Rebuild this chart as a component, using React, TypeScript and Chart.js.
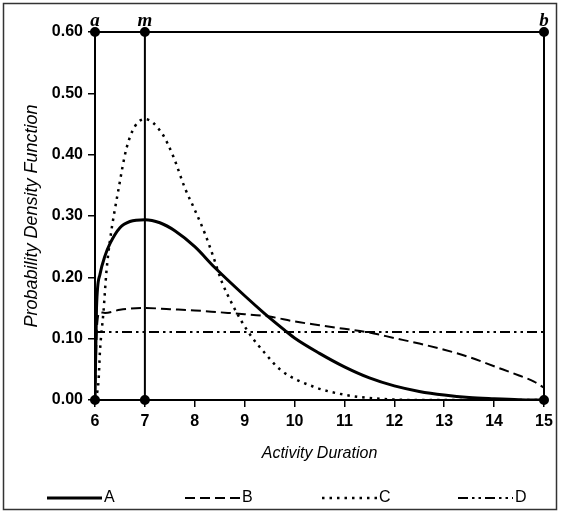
import React, { useEffect, useRef } from 'react';
import { Chart, registerables } from 'chart.js';

Chart.register(...registerables);

// ---- data ----
const seriesNames = ['A', 'B', 'C', 'D'];

const aX = [6, 6.03, 6.1, 6.2, 6.3, 6.5, 6.7, 7, 7.3, 7.6, 8, 8.4, 9, 9.4, 9.8, 10, 10.5, 11, 11.5, 12, 12.5, 13, 13.5, 14, 14.5, 15];
const aY = [0, 0.15, 0.205, 0.235, 0.255, 0.281, 0.291, 0.294, 0.289, 0.276, 0.25, 0.216, 0.17, 0.141, 0.114, 0.101, 0.076, 0.054, 0.036, 0.023, 0.014, 0.008, 0.004, 0.002, 0.0005, 0];

const bX = [6, 6.04, 6.1, 6.2, 6.5, 7, 7.5, 8, 8.5, 9, 9.5, 10, 10.5, 11, 11.5, 12, 12.5, 13, 13.5, 14, 14.5, 14.8, 15];
const bY = [0, 0.12, 0.143, 0.142, 0.147, 0.15, 0.148, 0.146, 0.143, 0.14, 0.136, 0.128, 0.122, 0.116, 0.11, 0.101, 0.092, 0.082, 0.07, 0.055, 0.04, 0.03, 0.02];

const cX = [6, 6.07, 6.1, 6.17, 6.23, 6.3, 6.47, 6.63, 6.8, 7, 7.34, 7.57, 7.8, 8, 8.2, 8.37, 8.54, 8.74, 8.94, 9.14, 9.4, 9.72, 10.37, 11.04, 11.7, 12.5, 15];
const cY = [0, 0.03, 0.08, 0.144, 0.21, 0.26, 0.343, 0.41, 0.446, 0.458, 0.435, 0.397, 0.346, 0.31, 0.272, 0.234, 0.193, 0.158, 0.128, 0.103, 0.077, 0.049, 0.022, 0.008, 0.002, 0, 0];

const dX = [6, 15];
const dY = [0.111, 0.111];

// triangular-distribution frame (a, m, b)
const frameX = [6, 6, 15, 15];
const frameY = [0, 0.6, 0.6, 0];
const modeX = [7, 7];
const modeY = [0, 0.6];
const markerLabels = ['a', 'm', 'b'];
const markerX = [6, 7, 15];
const markerY = 0.6;

const xTitle = 'Activity Duration';
const yTitle = 'Probability Density Function';

const zip = (xs: number[], ys: number[]) => xs.map((x, i) => ({ x, y: ys[i] }));

const SANS = '"Liberation Sans", Arial, sans-serif';

export default function App() {
  const ref = useRef<HTMLCanvasElement | null>(null);

  useEffect(() => {
    document.body.style.margin = '0';
    const canvas = ref.current;
    if (!canvas) return;

    const curveBase = {
      borderColor: '#000',
      backgroundColor: '#000',
      pointRadius: 0,
      fill: false,
      cubicInterpolationMode: 'monotone' as const,
    };

    const legendPlugin = {
      id: 'customLegend',
      afterDraw(chart: any) {
        const ctx = chart.ctx;
        const starts = [47, 185, 322, 458];
        const len = 55;
        const y = 498;
        ctx.save();
        chart.data.datasets.forEach((ds: any, i: number) => {
          if (i >= seriesNames.length) return;
          const x0 = starts[i];
          ctx.beginPath();
          ctx.setLineDash(ds.borderDash || []);
          ctx.lineWidth = ds.borderWidth;
          ctx.strokeStyle = '#000';
          ctx.moveTo(x0, y);
          ctx.lineTo(x0 + len, y);
          ctx.stroke();
          ctx.setLineDash([]);
          ctx.fillStyle = '#000';
          ctx.font = `16px ${SANS}`;
          ctx.textBaseline = 'middle';
          ctx.textAlign = 'left';
          ctx.fillText(ds.label, x0 + len + 2, y);
        });
        // outer frame
        ctx.lineWidth = 1.5;
        ctx.strokeStyle = '#333';
        ctx.strokeRect(3.5, 3.5, 553, 506);
        // a, m, b markers
        const xs = chart.scales.x;
        const ys = chart.scales.y;
        ctx.font = 'italic bold 19px "Liberation Serif", "Times New Roman", serif';
        ctx.textAlign = 'center';
        ctx.textBaseline = 'alphabetic';
        markerLabels.forEach((t, i) => {
          ctx.fillText(t, xs.getPixelForValue(markerX[i]), ys.getPixelForValue(markerY) - 6);
        });
        ctx.restore();
      },
    };

    const chart = new Chart(canvas, {
      type: 'line',
      data: {
        datasets: [
          { ...curveBase, label: seriesNames[0], data: zip(aX, aY), borderWidth: 3 },
          { ...curveBase, label: seriesNames[1], data: zip(bX, bY), borderWidth: 2, borderDash: [10, 5] },
          { ...curveBase, label: seriesNames[2], data: zip(cX, cY), borderWidth: 2.5, borderDash: [2.5, 5] },
          { ...curveBase, label: seriesNames[3], data: zip(dX, dY), borderWidth: 2, borderDash: [10, 4, 2.5, 4, 2.5, 4] },
          {
            label: 'frame', data: zip(frameX, frameY), borderColor: '#000', backgroundColor: '#000',
            borderWidth: 2, pointRadius: 4, pointHoverRadius: 4, tension: 0, clip: false as any,
          },
          {
            label: 'mode', data: zip(modeX, modeY), borderColor: '#000', backgroundColor: '#000',
            borderWidth: 2, pointRadius: 4, pointHoverRadius: 4, tension: 0, clip: false as any,
          },
        ],
      },
      options: {
        responsive: false,
        animation: false,
        events: [],
        layout: { padding: { left: 14, top: 32, right: 18, bottom: 43 } },
        plugins: {
          legend: { display: false },
          tooltip: { enabled: false },
          title: { display: false },
        },
        scales: {
          x: {
            type: 'linear',
            min: 6,
            max: 15,
            afterFit: (s: any) => { s.height = 70; },
            ticks: { stepSize: 1, color: '#000', font: { family: SANS, size: 16, weight: 'bold' }, padding: 5, maxRotation: 0 },
            grid: { drawOnChartArea: false, drawTicks: true, tickLength: 7, color: '#000', lineWidth: 1.5 },
            border: { display: true, color: '#000', width: 2 },
            title: { display: true, text: xTitle, color: '#000', font: { family: SANS, size: 16, style: 'italic' }, padding: { top: 0, bottom: 7 } },
          },
          y: {
            type: 'linear',
            min: 0,
            max: 0.6,
            afterFit: (s: any) => { s.width = 81; },
            ticks: { stepSize: 0.1, color: '#000', font: { family: SANS, size: 16, weight: 'bold' }, padding: 5, callback: (v: any) => Number(v).toFixed(2) },
            grid: { drawOnChartArea: false, drawTicks: true, tickLength: 7, color: '#000', lineWidth: 1.5 },
            border: { display: true, color: '#000', width: 2 },
            title: { display: true, text: yTitle, color: '#000', font: { family: SANS, size: 18, style: 'italic' }, padding: { top: 7, bottom: 0 } },
          },
        },
      },
      plugins: [legendPlugin],
    } as any);

    return () => chart.destroy();
  }, []);

  return (
    <div style={{ width: 562, height: 513, position: 'relative', background: '#fff' }}>
      <canvas ref={ref} width={562} height={513} style={{ display: 'block' }} />
    </div>
  );
}
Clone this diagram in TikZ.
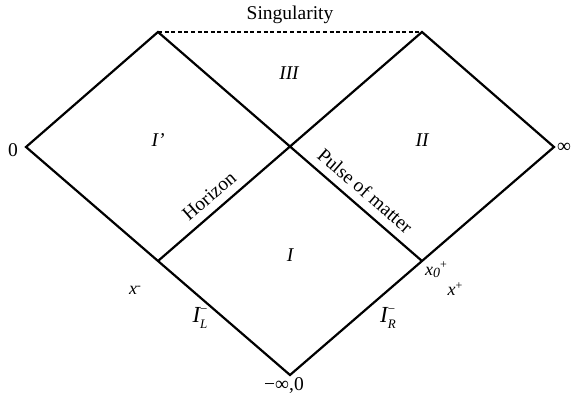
\documentclass[tikz,border=0pt]{standalone}
\usepackage{fontspec}
\setmainfont{Liberation Serif}
\begin{document}
\begin{tikzpicture}[x=1pt,y=-1pt,
  edge/.style={line width=2.2pt},
  sing/.style={line width=1.5pt, dash pattern=on 4pt off 2.6pt},
  lbl/.style={font=\fontsize{19.5}{22}\selectfont, inner sep=0pt},
  reg/.style={font=\fontsize{19.5}{22}\selectfont\itshape, inner sep=0pt},
  coord/.style={font=\fontsize{18}{20}\selectfont\itshape, inner sep=0pt},
  scri/.style={font=\fontsize{23}{25}\selectfont\itshape, inner sep=0pt}]
\useasboundingbox (0,0) rectangle (571,398);
\coordinate (L) at (26,147);
\coordinate (TL) at (158,32);
\coordinate (C) at (290,147);
\coordinate (TR) at (422,32);
\coordinate (R) at (554,147);
\coordinate (LL) at (158,261);
\coordinate (LR) at (422,261);
\coordinate (B) at (290,375);
\draw[edge] (LR) -- (TL) -- (L) -- (B) -- (R) -- (TR) -- (LL);
\draw[sing] (TL) -- (TR);
\node[lbl] (sg) at (290,15) {Singularity};
\node[lbl] (zero) at (13,150) {0};
\node[lbl, anchor=west] (inf) at (557,148) {∞};
\node[lbl] (minf) at (284,386) {−∞,0};
\node[reg] (r3) at (289,73) {III};
\node[reg] (r1p) at (158,140) {I’};
\node[reg] (r2) at (422,140) {II};
\node[reg] (r1) at (290,255) {I};
\path (LL) -- (C) node[lbl, pos=.465, sloped, above=9pt] (hz) {Horizon};
\path (C) -- (LR) node[lbl, pos=.49, sloped, above=9pt] (pm) {Pulse of matter};
\node[coord] (xm) at (135,290) {x\raisebox{5pt}{\fontsize{12}{12}\selectfont\upshape -}};
\node[coord] (xp) at (455,289) {x\raisebox{6pt}{\fontsize{12}{12}\selectfont\upshape +}};
\node[coord] (x0) at (436,270) {x\raisebox{-2pt}{\fontsize{14}{14}\selectfont 0}\raisebox{7pt}{\fontsize{12}{12}\selectfont\upshape +}};
\node[scri] (IL) at (200,318) {I\makebox[0pt][l]{\raisebox{9pt}{\fontsize{13}{13}\selectfont\upshape −}}\raisebox{-6pt}{\fontsize{13}{13}\selectfont L}};
\node[scri] (IR) at (388,318) {I\makebox[0pt][l]{\raisebox{9pt}{\fontsize{13}{13}\selectfont\upshape −}}\raisebox{-6pt}{\fontsize{13}{13}\selectfont R}};
\end{tikzpicture}
\end{document}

Short problem: In the data above, please extract the lines from the first one through the line with "const ref = useRef<HTMLCanvasElement", exactly, and keep pictures out.

Result of the exercise:
Rebuild this chart as a component, using React, TypeScript and Chart.js.
import React, { useEffect, useRef } from 'react';
import { Chart, registerables } from 'chart.js';

Chart.register(...registerables);

// ---- data ----
const seriesNames = ['A', 'B', 'C', 'D'];

const aX = [6, 6.03, 6.1, 6.2, 6.3, 6.5, 6.7, 7, 7.3, 7.6, 8, 8.4, 9, 9.4, 9.8, 10, 10.5, 11, 11.5, 12, 12.5, 13, 13.5, 14, 14.5, 15];
const aY = [0, 0.15, 0.205, 0.235, 0.255, 0.281, 0.291, 0.294, 0.289, 0.276, 0.25, 0.216, 0.17, 0.141, 0.114, 0.101, 0.076, 0.054, 0.036, 0.023, 0.014, 0.008, 0.004, 0.002, 0.0005, 0];

const bX = [6, 6.04, 6.1, 6.2, 6.5, 7, 7.5, 8, 8.5, 9, 9.5, 10, 10.5, 11, 11.5, 12, 12.5, 13, 13.5, 14, 14.5, 14.8, 15];
const bY = [0, 0.12, 0.143, 0.142, 0.147, 0.15, 0.148, 0.146, 0.143, 0.14, 0.136, 0.128, 0.122, 0.116, 0.11, 0.101, 0.092, 0.082, 0.07, 0.055, 0.04, 0.03, 0.02];

const cX = [6, 6.07, 6.1, 6.17, 6.23, 6.3, 6.47, 6.63, 6.8, 7, 7.34, 7.57, 7.8, 8, 8.2, 8.37, 8.54, 8.74, 8.94, 9.14, 9.4, 9.72, 10.37, 11.04, 11.7, 12.5, 15];
const cY = [0, 0.03, 0.08, 0.144, 0.21, 0.26, 0.343, 0.41, 0.446, 0.458, 0.435, 0.397, 0.346, 0.31, 0.272, 0.234, 0.193, 0.158, 0.128, 0.103, 0.077, 0.049, 0.022, 0.008, 0.002, 0, 0];

const dX = [6, 15];
const dY = [0.111, 0.111];

// triangular-distribution frame (a, m, b)
const frameX = [6, 6, 15, 15];
const frameY = [0, 0.6, 0.6, 0];
const modeX = [7, 7];
const modeY = [0, 0.6];
const markerLabels = ['a', 'm', 'b'];
const markerX = [6, 7, 15];
const markerY = 0.6;

const xTitle = 'Activity Duration';
const yTitle = 'Probability Density Function';

const zip = (xs: number[], ys: number[]) => xs.map((x, i) => ({ x, y: ys[i] }));

const SANS = '"Liberation Sans", Arial, sans-serif';

export default function App() {
  const ref = useRef<HTMLCanvasElement | null>(null);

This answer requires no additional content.